The circle grows ever more vicious, but Shivambu is clear. The ANCYL - and Malema - may be misunderstood by some sectors of society, but it understands its role and its relationship to other youth organisations and its own party's higher purpose.

"Those are very lazy accusations to say we are not serving the youth. If you look at what the ANCYL is supposed to do, it has twin tasks: it must mobilise the youth behind the vision of the ANC and it must serve as a political school," Shivambu said.

"Although we are involved in assisting in society in different ways, our job is also in convincing the ANC itself to have a greater focus on developments around the youth. It was our resolution, for instance, to make it easier to employ young people that was taken into the State of the Nation address and then reflected in the Budget speech.

"A lot of what we do is advocacy within the structures of the ANC. This isn't how it has always been. If you look back around 1996, you'll see that we were not properly positioned to respond to the aspirations of the youth. We were very fragmented and almost ghettoised. We defined ourselves outside of what the government was doing, but that doesn't work.

"An organisation like this must be able to work within the context of a national youth policy, and that was only adopted when we entered office in 2009. It binds all government planning processes to have a specific focus on the youth."

Shivambu rubbishes criticism levelled at the ANCYL in terms of its influence on the NYDA.

"The relationship we have with them is almost the same as the relationship the ANC has with the government in terms of policy direction. We guide them."

Steven Ngubeni, the CEO of the NYDA, goes further than that. He acknowledges that the impression created has been that the agency - formed out of the ashes of the notorious Youth Commission and Umsobomvu Youth Fund - had been slow to get going and that it had a politically partisan staff who were compromising its greater goals.

But he defends the agency's activities, saying it is finally "in full swing", setting up youth development offices in municipalities around the country and establishing offices at provincial level, as is legislated in terms of the act which governs it. This has been against the odds, he says.

"We currently have 113 offices located at the local or basic level and these are mostly linked to municipalities. But these are the quick wins. Our provincial offices have been far more of a problem. We took these over from the provincial Youth Commission offices and that left us with major labour relations issues. I have to move meticulously in terms of addressing those issues. We do not want to be endlessly caught up at the CCMA.

"We have to deal with the current staff which we inherited first.

"People say we have been appointing. This is not true. We are sorting out our existing problems first, and when the time comes, it will be my prerogative as CEO to do recruitment on the basis of finding people who can assist me, not on the basis of those who have the loudest voice. I can't be bullied. I am building a new organisation and we must realise a new vision.
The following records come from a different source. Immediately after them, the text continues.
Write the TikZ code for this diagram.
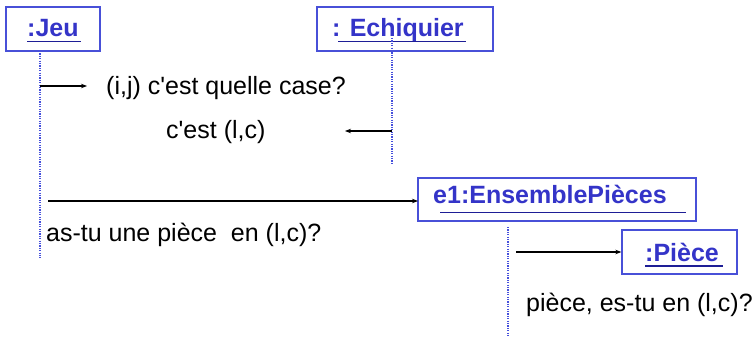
\documentclass[tikz,border=0pt]{standalone}
\usepackage{fontspec}
\setmainfont{Liberation Sans}
\usetikzlibrary{arrows.meta}
\definecolor{boxblue}{RGB}{72,80,216}
\definecolor{txtblue}{RGB}{52,52,200}
\definecolor{ulblue}{RGB}{30,30,150}
\definecolor{lifeblue}{RGB}{70,80,220}
\begin{document}
\begin{tikzpicture}[x=1pt,y=-1pt,
 obj/.style={draw=boxblue, line width=1.3pt, inner sep=0pt},
 lbl/.style={anchor=base west, inner sep=0pt, text=txtblue, font=\fontsize{25}{30}\selectfont\bfseries},
 msg/.style={anchor=base west, inner sep=0pt, font=\fontsize{25}{30}\selectfont},
 uline/.style={draw=ulblue, line width=1.3pt},
 life/.style={draw=lifeblue, line width=2pt, dash pattern=on 1.2pt off 1.2pt},
 call/.style={draw=black, line width=1.1pt, -{Stealth[length=6pt,width=4.5pt]}}]
\useasboundingbox (0,0) rectangle (756,339);
% object boxes
\node[obj, minimum width=94pt, minimum height=44pt] (jeu) at (53,29) {};
\node[obj, minimum width=176pt, minimum height=44pt] (ech) at (405,29) {};
\node[obj, minimum width=278pt, minimum height=43pt] (ens) at (557,199.5) {};
\node[obj, minimum width=115pt, minimum height=44pt] (pie) at (679.5,252) {};
% labels
\node[lbl] (ljeu) at (27,37) {:Jeu};
\node[lbl] (lech) at (332,37) {: Echiquier};
\node[lbl] (lens) at (433,204) {e1:EnsemblePièces};
\node[lbl] (lpie) at (645,262) {:Pièce};
% underlines
\coordinate (u1a) at (27,41.5); \coordinate (u1b) at (81,41.5);
\coordinate (u2a) at (338,41.5); \coordinate (u2b) at (466,41.5);
\coordinate (u3a) at (440,212.5); \coordinate (u3b) at (686,212.5);
\coordinate (u4a) at (645,266); \coordinate (u4b) at (723,266);
\draw[uline] (u1a) -- (u1b);
\draw[uline] (u2a) -- (u2b);
\draw[uline] (u3a) -- (u3b);
\draw[uline] (u4a) -- (u4b);
% lifelines
\coordinate (jeuTop) at (40,51); \coordinate (jeuEnd) at (40,258);
\coordinate (echTop) at (392,38); \coordinate (echEnd) at (392,163);
\coordinate (ensTop) at (508,227); \coordinate (ensEnd) at (508,337);
\draw[life] (jeuTop) -- (jeuEnd);
\draw[life] (echTop) -- (echEnd);
\draw[life] (ensTop) -- (ensEnd);
% messages
\coordinate (a1s) at (40,86); \coordinate (a1e) at (87,86);
\coordinate (a2s) at (392,131); \coordinate (a2e) at (345,131);
\coordinate (a3s) at (48,201); \coordinate (a3e) at (418,201);
\coordinate (a4s) at (516,252);
\draw[call] (a1s) -- (a1e);
\draw[call] (a2s) -- (a2e);
\draw[call] (a3s) -- (a3e);
\draw[call] (a4s) -- (pie.west);
\node[msg] (m1) at (106,95) {(i,j) c\textquotesingle est quelle case?};
\node[msg] (m2) at (166,139) {c\textquotesingle est (l,c)};
\node[msg] (m3) at (46,242) {as-tu une pièce\ \ en (l,c)?};
\node[msg] (m4) at (526,312) {pièce, es-tu en (l,c)?};
\end{tikzpicture}
\end{document}
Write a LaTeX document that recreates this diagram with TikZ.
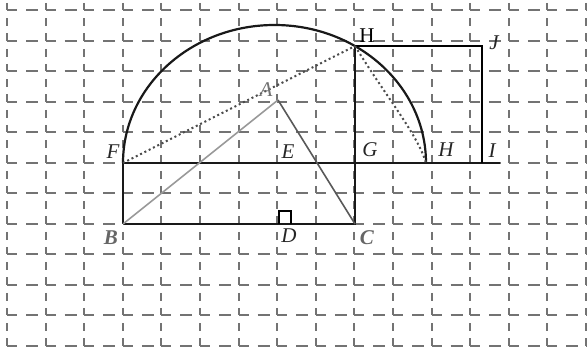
\documentclass[tikz,border=0pt]{standalone}
\usepackage{fontspec}
\setmainfont{Liberation Serif}
\usetikzlibrary{positioning}

\begin{document}
\begin{tikzpicture}[
  x=1pt, y=1pt,
  gridh/.style={draw=black!55, line width=2pt,
                dash pattern=on 10pt off 9pt on 12pt off 7.6pt},
  gridv/.style={draw=black!55, line width=2pt,
                dash pattern=on 7.5pt off 8pt on 8pt off 7pt, dash phase=7.5pt},
  mainline/.style={draw=black!90, line width=2.2pt},
  thinline/.style={draw=black, line width=1.5pt},
  dotline/.style={draw=black!70, line width=2pt, dash pattern=on 2pt off 2.8pt},
  lbl/.style={font=\fontsize{21}{23}\selectfont\itshape, inner sep=0pt, text=black!85},
]
  \useasboundingbox (0,0) rectangle (587,351);

  % dashed grid
  \begin{scope}
    \clip (0,0) rectangle (587,351);
    \foreach \i in {0,...,15}
      \draw[gridv] ({7+38.6*\i},371) -- ({7+38.6*\i},-30);
    \foreach \j in {0,...,11}
      \draw[gridh] (7,{340.5-30.5*\j}) -- (600,{340.5-30.5*\j});
  \end{scope}

  % points
  \coordinate (B) at (123,127);
  \coordinate (D) at (278,127);
  \coordinate (C) at (355,127);
  \coordinate (F) at (123,188);
  \coordinate (E) at (278,188);
  \coordinate (G) at (355,188);
  \coordinate (A) at (278,251);
  \coordinate (Ht) at (355,305);
  \coordinate (Hr) at (426,188);
  \coordinate (I) at (482,188);
  \coordinate (J) at (482,305);
  \coordinate (Iend) at (500,188);

  % figure
  \draw[mainline] (F) arc[start angle=180, end angle=0, x radius=151.5, y radius=138];
  \draw[mainline] (B) -- (F) -- (Iend);
  \draw[mainline] (B) -- (C) -- (Ht);
  \draw[thinline] (Ht) -- (J) -- (I);
  \draw[draw=black!40, line width=1.6pt] (B) -- (A);
  \draw[draw=black!65, line width=1.6pt] (A) -- (C);
  \draw[dotline] (F) -- (Ht);
  \draw[dotline] (Ht) .. controls (385,256) and (418,216) .. (Hr);
  \draw[thinline] (279,127) -- (279,140) -- (291,140) -- (291,127);

  % labels
  \node[lbl, font=\fontsize{21}{23}\selectfont, text=black] (lHt) at (367,315) {H};
  \node[lbl] (lJ) at (494,308) {J};
  \node[lbl] (lG) at (370,201) {G};
  \node[lbl] (lHr) at (446,201) {H};
  \node[lbl] (lI) at (492,200) {I};
  \node[lbl] (lE) at (288,199) {E};
  \node[lbl] (lF) at (113,199) {F};
  \node[lbl, text=black!55] (lA) at (266,261) {A};
  \node[lbl, font=\fontsize{21}{23}\selectfont\bfseries\itshape, text=black!60] (lB) at (111,113) {B};
  \node[lbl] (lD) at (289,115) {D};
  \node[lbl, font=\fontsize{21}{23}\selectfont\bfseries\itshape, text=black!60] (lC) at (367,113) {C};
\end{tikzpicture}
\end{document}
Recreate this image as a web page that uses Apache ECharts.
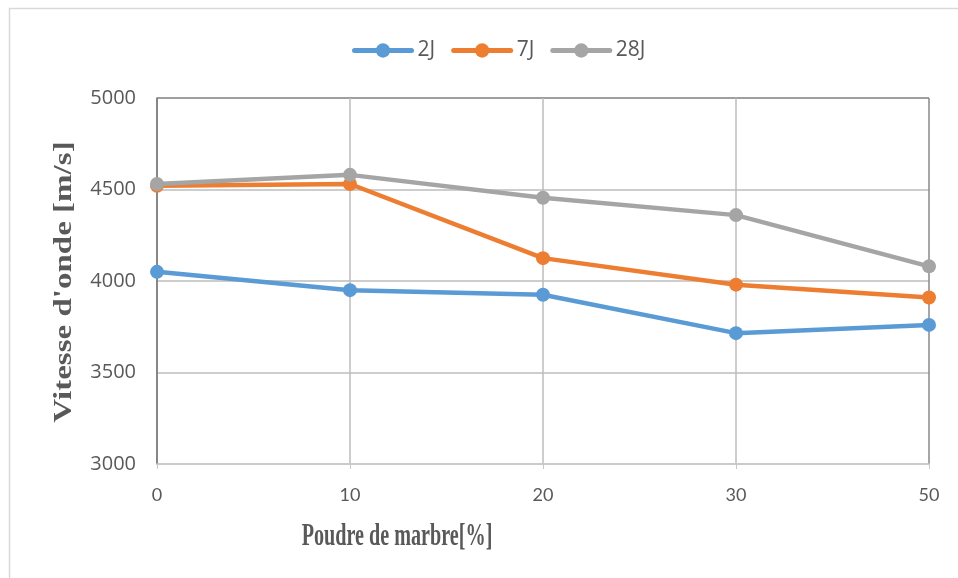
<!DOCTYPE html>
<html>
<head>
<meta charset="utf-8">
<script src="https://cdn.jsdelivr.net/npm/echarts@6/dist/echarts.min.js"></script>
<style>
  html, body { margin: 0; padding: 0; background: #fff; }
  #chart { width: 958px; height: 578px; }
</style>
</head>
<body>
<div id="chart"></div>
<script>
// Marble powder content (%) and measured wave velocity (m/s) at each curing age
const categories = ['0', '10', '20', '30', '50'];
const series2J = [4050, 3950, 3925, 3715, 3760];
const series7J = [4520, 4530, 4125, 3980, 3910];
const series28J = [4530, 4580, 4455, 4360, 4080];
const yTicks = { min: 3000, max: 5000, interval: 500 };

const colors = { '2J': '#5B9BD5', '7J': '#ED7D31', '28J': '#A5A5A5' };

function lineSeries(name, data) {
  return {
    name: name,
    type: 'line',
    data: data,
    symbol: 'circle',
    symbolSize: 14,
    lineStyle: { width: 4.5, color: colors[name] },
    itemStyle: { color: colors[name] },
    emphasis: { disabled: true },
    animation: false
  };
}

const chart = echarts.init(document.getElementById('chart'), null, { renderer: 'canvas' });
chart.setOption({
  backgroundColor: '#ffffff',
  animation: false,
  color: [colors['2J'], colors['7J'], colors['28J']],
  legend: {
    top: 35,
    left: 347,
    itemWidth: 57,
    itemHeight: 18,
    itemGap: 16,
    lineStyle: { width: 5, cap: 'round' },
    textStyle: { fontFamily: 'Open Sans', fontSize: 21, color: '#595959', padding: [0, 0, 0, 1] },
    data: ['2J', '7J', '28J']
  },
  grid: { left: 157, right: 29, top: 98, bottom: 114, containLabel: false },
  xAxis: {
    type: 'category',
    data: categories,
    boundaryGap: false,
    axisLine: { show: true, lineStyle: { color: '#C8C8C8', width: 1.5 } },
    axisTick: { show: true, length: 5, lineStyle: { color: '#C8C8C8' } },
    axisLabel: { fontFamily: 'Lato', fontSize: 18, color: '#595959', margin: 22 },
    splitLine: {
      show: true,
      lineStyle: { color: ['#7F7F7F', '#BDBDBD', '#BDBDBD', '#BDBDBD', '#888888'], width: 1.5 }
    }
  },
  yAxis: {
    type: 'value',
    min: yTicks.min,
    max: yTicks.max,
    interval: yTicks.interval,
    axisLine: { show: true, lineStyle: { color: '#7F7F7F', width: 1.5 } },
    axisTick: { show: false },
    axisLabel: {
      fontFamily: 'Open Sans', fontSize: 20, color: '#595959', margin: 21,
      formatter: function (v) { return String(v); }
    },
    splitLine: {
      show: true,
      lineStyle: { color: ['#C8C8C8', '#BDBDBD', '#BDBDBD', '#BDBDBD', '#7F7F7F'], width: 1.5 }
    }
  },
  graphic: [
    {
      type: 'rect',
      silent: true,
      shape: { x: 9.5, y: 8.5, width: 1000, height: 1000 },
      style: { fill: 'none', stroke: '#D9D9D9', lineWidth: 1.5 },
      z: -1
    },
    {
      type: 'text',
      silent: true,
      x: 397,
      y: 537,
      scaleX: 0.63,
      style: {
        text: 'Poudre de marbre[%]',
        fontFamily: 'Liberation Serif',
        fontWeight: 'bold',
        fontSize: 32,
        fill: '#595959',
        align: 'center',
        verticalAlign: 'middle'
      }
    },
    {
      type: 'text',
      silent: true,
      x: 64,
      y: 282,
      rotation: Math.PI / 2,
      scaleX: 1.27,
      style: {
        text: "Vitesse d'onde [m/s]",
        fontFamily: 'Liberation Serif',
        fontWeight: 'bold',
        fontSize: 26,
        fill: '#595959',
        align: 'center',
        verticalAlign: 'middle'
      }
    }
  ],
  series: [
    lineSeries('2J', series2J),
    lineSeries('7J', series7J),
    lineSeries('28J', series28J)
  ]
});
</script>
</body>
</html>
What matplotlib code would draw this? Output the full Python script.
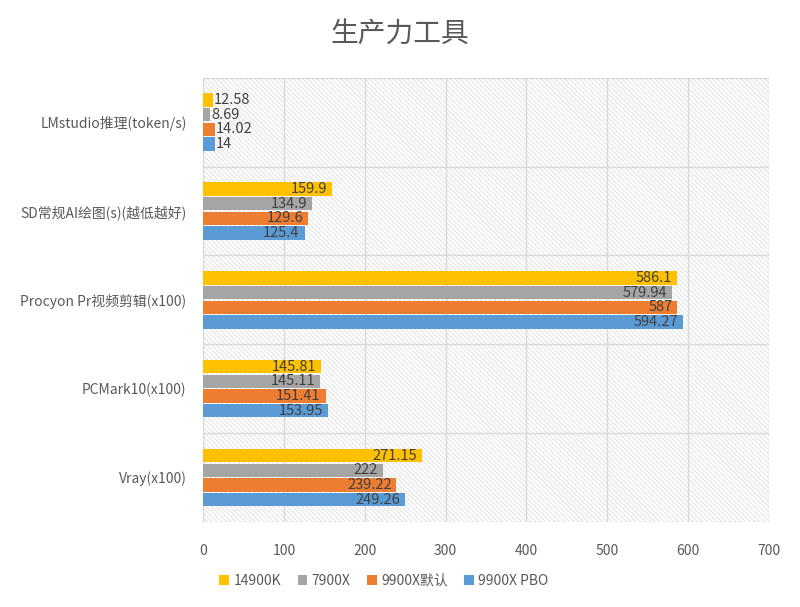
import numpy as np
import matplotlib.pyplot as plt
from matplotlib.patches import Rectangle

plt.rcParams['font.family'] = ['Noto Sans CJK SC', 'DejaVu Sans']
plt.rcParams['hatch.linewidth'] = 0.6

# categories from top to bottom
categories = ["LMstudio推理(token/s)", "SD常规AI绘图(s)(越低越好)",
              "Procyon Pr视频剪辑(x100)", "PCMark10(x100)", "Vray(x100)"]
series_names = ["14900K", "7900X", "9900X默认", "9900X PBO"]
v_14900k = [12.58, 159.9, 586.1, 145.81, 271.15]
v_7900x = [8.69, 134.9, 579.94, 145.11, 222]
v_9900x = [14.02, 129.6, 587, 151.41, 239.22]
v_9900x_pbo = [14, 125.4, 594.27, 153.95, 249.26]
labels_14900k = ["12.58", "159.9", "586.1", "145.81", "271.15"]
labels_7900x = ["8.69", "134.9", "579.94", "145.11", "222"]
labels_9900x = ["14.02", "129.6", "587", "151.41", "239.22"]
labels_9900x_pbo = ["14", "125.4", "594.27", "153.95", "249.26"]
colors = ["#FFC000", "#A5A5A5", "#ED7D31", "#5B9BD5"]

all_vals = [v_14900k, v_7900x, v_9900x, v_9900x_pbo]
all_labels = [labels_14900k, labels_7900x, labels_9900x, labels_9900x_pbo]

fig = plt.figure(figsize=(8, 6.07), dpi=100)
ax = fig.add_axes([0.254, 0.140, 0.707, 0.732])

n = len(categories)
ypos = np.arange(n)[::-1]  # top category has highest y
step = 0.165
offsets = [1.5 * step, 0.5 * step, -0.5 * step, -1.5 * step]

# hatched background
bg = Rectangle((0, 0), 1, 1, transform=ax.transAxes, facecolor="white",
               edgecolor="#dcdcdc", hatch="\\" * 7, linewidth=0, zorder=0)
ax.add_patch(bg)

for vals, labs, col, off, name in zip(all_vals, all_labels, colors, offsets, series_names):
    ax.barh(ypos + off, vals, height=0.15, color=col, label=name, zorder=3)
    for y, v, lab in zip(ypos, vals, labs):
        if v > 60:
            ax.text(v - 6, y + off, lab, ha="right", va="center", fontsize=10.5,
                    color="#404040", zorder=4)
        else:
            ax.text(v + 1, y + off, lab, ha="left", va="center", fontsize=10.5,
                    color="#404040", zorder=4)

ax.set_xlim(0, 700)
ax.set_ylim(-0.5, n - 0.5)
ax.set_xticks(np.arange(0, 701, 100))
ax.set_yticks(ypos)
ax.set_yticklabels(categories)
ax.tick_params(axis="both", length=0, labelsize=10, labelcolor="#595959")
ax.tick_params(axis="x", pad=16)
ax.tick_params(axis="y", pad=12)

ax.grid(axis="x", color="#d9d9d9", linewidth=1, zorder=1)
for b in np.arange(-0.5, n, 1.0):
    ax.axhline(b, color="#d9d9d9", linewidth=1, zorder=1)
for s in ["top", "right", "bottom"]:
    ax.spines[s].set_visible(False)
ax.spines["left"].set_color("#d9d9d9")

fig.text(0.5, 0.945, "生产力工具", ha="center", va="center", fontsize=20,
         color="#595959")

fig.legend(loc="center", bbox_to_anchor=(0.48, 0.043), ncol=4, frameon=False,
           fontsize=10, handlelength=0.7, handleheight=0.7, handletextpad=0.3,
           columnspacing=1.2, labelcolor="#595959")

fig.savefig("out.png", dpi=100)
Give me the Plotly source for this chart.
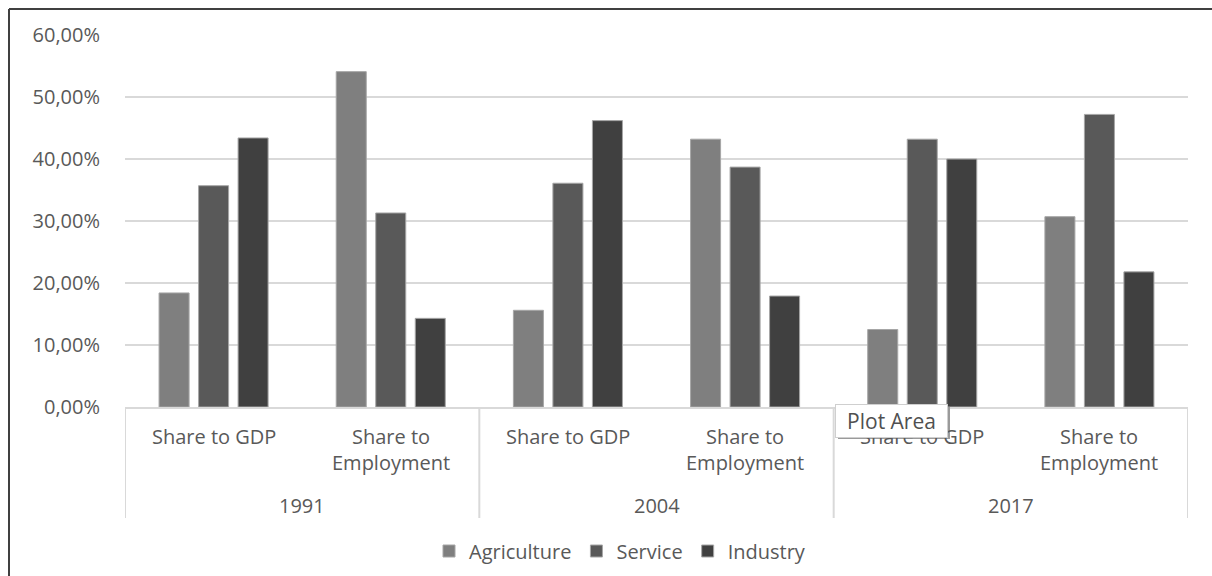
import plotly.graph_objects as go

# Sector shares by year and measure
years = ["1991", "2004", "2017"]
measures = ["Share to GDP", "Share to<br>Employment"]
agriculture = [0.184, 0.541, 0.156, 0.432, 0.125, 0.307]
service = [0.357, 0.313, 0.361, 0.387, 0.432, 0.472]
industry = [0.434, 0.143, 0.462, 0.179, 0.400, 0.218]

series = [
    ("Agriculture", agriculture, "#7f7f7f"),
    ("Service", service, "#595959"),
    ("Industry", industry, "#404040"),
]

x_keys = [f"{y}|{m}" for y in years for m in measures]

FONT = "Open Sans"
TXT = "#595959"
GRID = "#d9d9d9"
FS = 20

W, H = 1212, 576
L, R, T, B = 125, 24, 35, 169
PW, PH = W - L - R, H - T - B


def px_x(p):
    return (p - L) / PW


def px_y(p):
    return (H - B - p) / PH


fig = go.Figure()
for name, vals, col in series:
    fig.add_trace(go.Bar(
        name=name, x=x_keys, y=vals,
        marker=dict(color=col, line=dict(color="#a6a6a6", width=1)),
    ))

annotations = []
# inner category labels
for i, k in enumerate(x_keys):
    m = k.split("|")[1]
    annotations.append(dict(
        x=i, xref="x", y=px_y(421), yref="paper", xanchor="center", yanchor="top",
        text=m, showarrow=False, font=dict(family=FONT, size=FS, color=TXT),
    ))
# year labels
for j, y in enumerate(years):
    annotations.append(dict(
        x=2 * j + 0.5, xref="x", y=px_y(505), yref="paper", xanchor="center", yanchor="middle",
        text=y, showarrow=False, font=dict(family=FONT, size=FS, color=TXT),
    ))
# selection tooltip
annotations.append(dict(
    x=px_x(835), xref="paper", y=px_y(404), yref="paper", xanchor="left", yanchor="top",
    text="Plot Area", showarrow=False, font=dict(family=FONT, size=21, color="#505050"),
    width=109, height=30, align="center", valign="middle",
    bgcolor="white", bordercolor="#cfcfcf", borderwidth=1, borderpad=1,
))

shapes = []
# group dividers on the category axis
for xv in [-0.5, 1.5, 3.5, 5.5]:
    shapes.append(dict(type="line", xref="x", yref="paper", x0=xv, x1=xv,
                       y0=0, y1=px_y(518), line=dict(color=GRID, width=2)))
# tooltip shadow
shapes.append(dict(type="rect", xref="paper", yref="paper",
                   x0=px_x(838), x1=px_x(950), y0=px_y(407), y1=px_y(439),
                   fillcolor="#9a9a9a", line=dict(width=0), layer="above"))
# chart frame
shapes.append(dict(type="line", xref="paper", yref="paper", x0=px_x(9), x1=px_x(1212),
                   y0=px_y(9), y1=px_y(9), line=dict(color="#404040", width=2)))
shapes.append(dict(type="line", xref="paper", yref="paper", x0=px_x(9), x1=px_x(9),
                   y0=px_y(9), y1=px_y(576), line=dict(color="#404040", width=2)))

fig.update_layout(
    width=W, height=H,
    margin=dict(l=L, r=R, t=T, b=B, autoexpand=False),
    paper_bgcolor="white", plot_bgcolor="white",
    separators=",.",
    barmode="group", bargap=0.331, bargroupgap=0.24,
    font=dict(family=FONT, size=FS, color=TXT),
    xaxis=dict(range=[-0.5, 5.5], showticklabels=False, ticks="",
               showgrid=False, showline=True, linecolor=GRID, linewidth=2, zeroline=False),
    yaxis=dict(range=[0, 0.6001], tickvals=[0, 0.1, 0.2, 0.3, 0.4, 0.5, 0.6],
               tickformat=".2%", showgrid=True, gridcolor=GRID, gridwidth=2,
               zeroline=False, showline=False, ticks="", ticklabelstandoff=24,
               tickfont=dict(family=FONT, size=FS, color=TXT)),
    legend=dict(orientation="h", x=px_x(620), xanchor="center", y=px_y(551), yanchor="middle",
                font=dict(family=FONT, size=FS, color=TXT), itemwidth=30,
                traceorder="normal"),
    annotations=annotations,
    shapes=shapes,
)

fig.write_html("out.html")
"Remember that the NYDA has a board and that board is represented by the ANCYL, the Freedom Front, the IFP, the business sector, disabled youth... it is not one party's interests only which are being heard. The only bias we do have is that we are biased towards rural youth, disabled youth and the previously disadvantaged... those who need our support most.

"There is also a view that what we want from the government, we get, but we are grappling to get resources from other government agencies, so we have to lobby and get involved in advocacy like everybody else."

Hector Yebo, who is the youth development officer at the Breede Valley municipality, believes the NYDA is genuine. While his office is trying to reach as many young people as possible with literacy activism and helping them to get their drivers' licences, it's a tough job every day.

"This region of ours is like a rural area. Many young people here are not well educated, meaning most of them are unemployed. We called Andile Lungisa ourselves and he came here himself. We told him about how marginalised we feel. Now, voila, the NYDA is opening an office here in three months."

But Sthembiso Khanyile of the youth wing of Cope says they can't help their uncertainty about the ANCYL and the NYDA.

"The youth of Cope, you'd remember, were born out of a similar process to that of Cope itself, in that we came from across the political divide to form something that would be different from the ANCYL.

"We wanted to focus on what has to be done to uplift the quality of life of communities.

"We have observed what the NYDA's supposed mandate is, too. Has it yet made any impact on the lives of the youth? We say this because no NYDA boards have yet been installed and youth development is thus still in limbo. This is primarily because you have the youth league of a ruling party monopolising a public entity because the ANCYL has deeply politicised youth issues.

"For us, on the other hand, it's like the Chinese idiom of the sound of one tree falling being greater than the sound of the entire forest growing. We believe our work as a youth wing is already touching communities on the ground.

"For instance, this past weekend we were in Polokwane in a village where we were fixing up a community creche. We're building early childhood development centres and helping schools affected by tornados. We want to be a beacon of hope for young South Africans, and have lasting projects. It's actually beyond politics."

Aimee Franklin, who is the youth director of the DA, agrees with Khanyile. She admits that it struggles to get media coverage.

"For example, at the moment we are rolling out a petition to have teaching declared an essential service so that teachers cannot strike as easily. We're also running protests across campuses to have the tax on textbooks scrapped. There's another petition we've started on the national student financial aid scheme to have the threshold to qualify pushed up so that kids from lower middle-class families can also benefit. These are the kind of things the ANCYL should be doing.

"We are worried that a legislated body like the NYDA is still not properly up and running with all its millions from Parliament. They should be setting out their plans for the year, but they still haven't constituted their provincial offices, as they are mandated to do. We think it's just a lack of willingness to engage.

"But we carry on. We feel there are shifts happening among young people that will see a result in the next election. Our youth are being failed and are just sick and tired of it."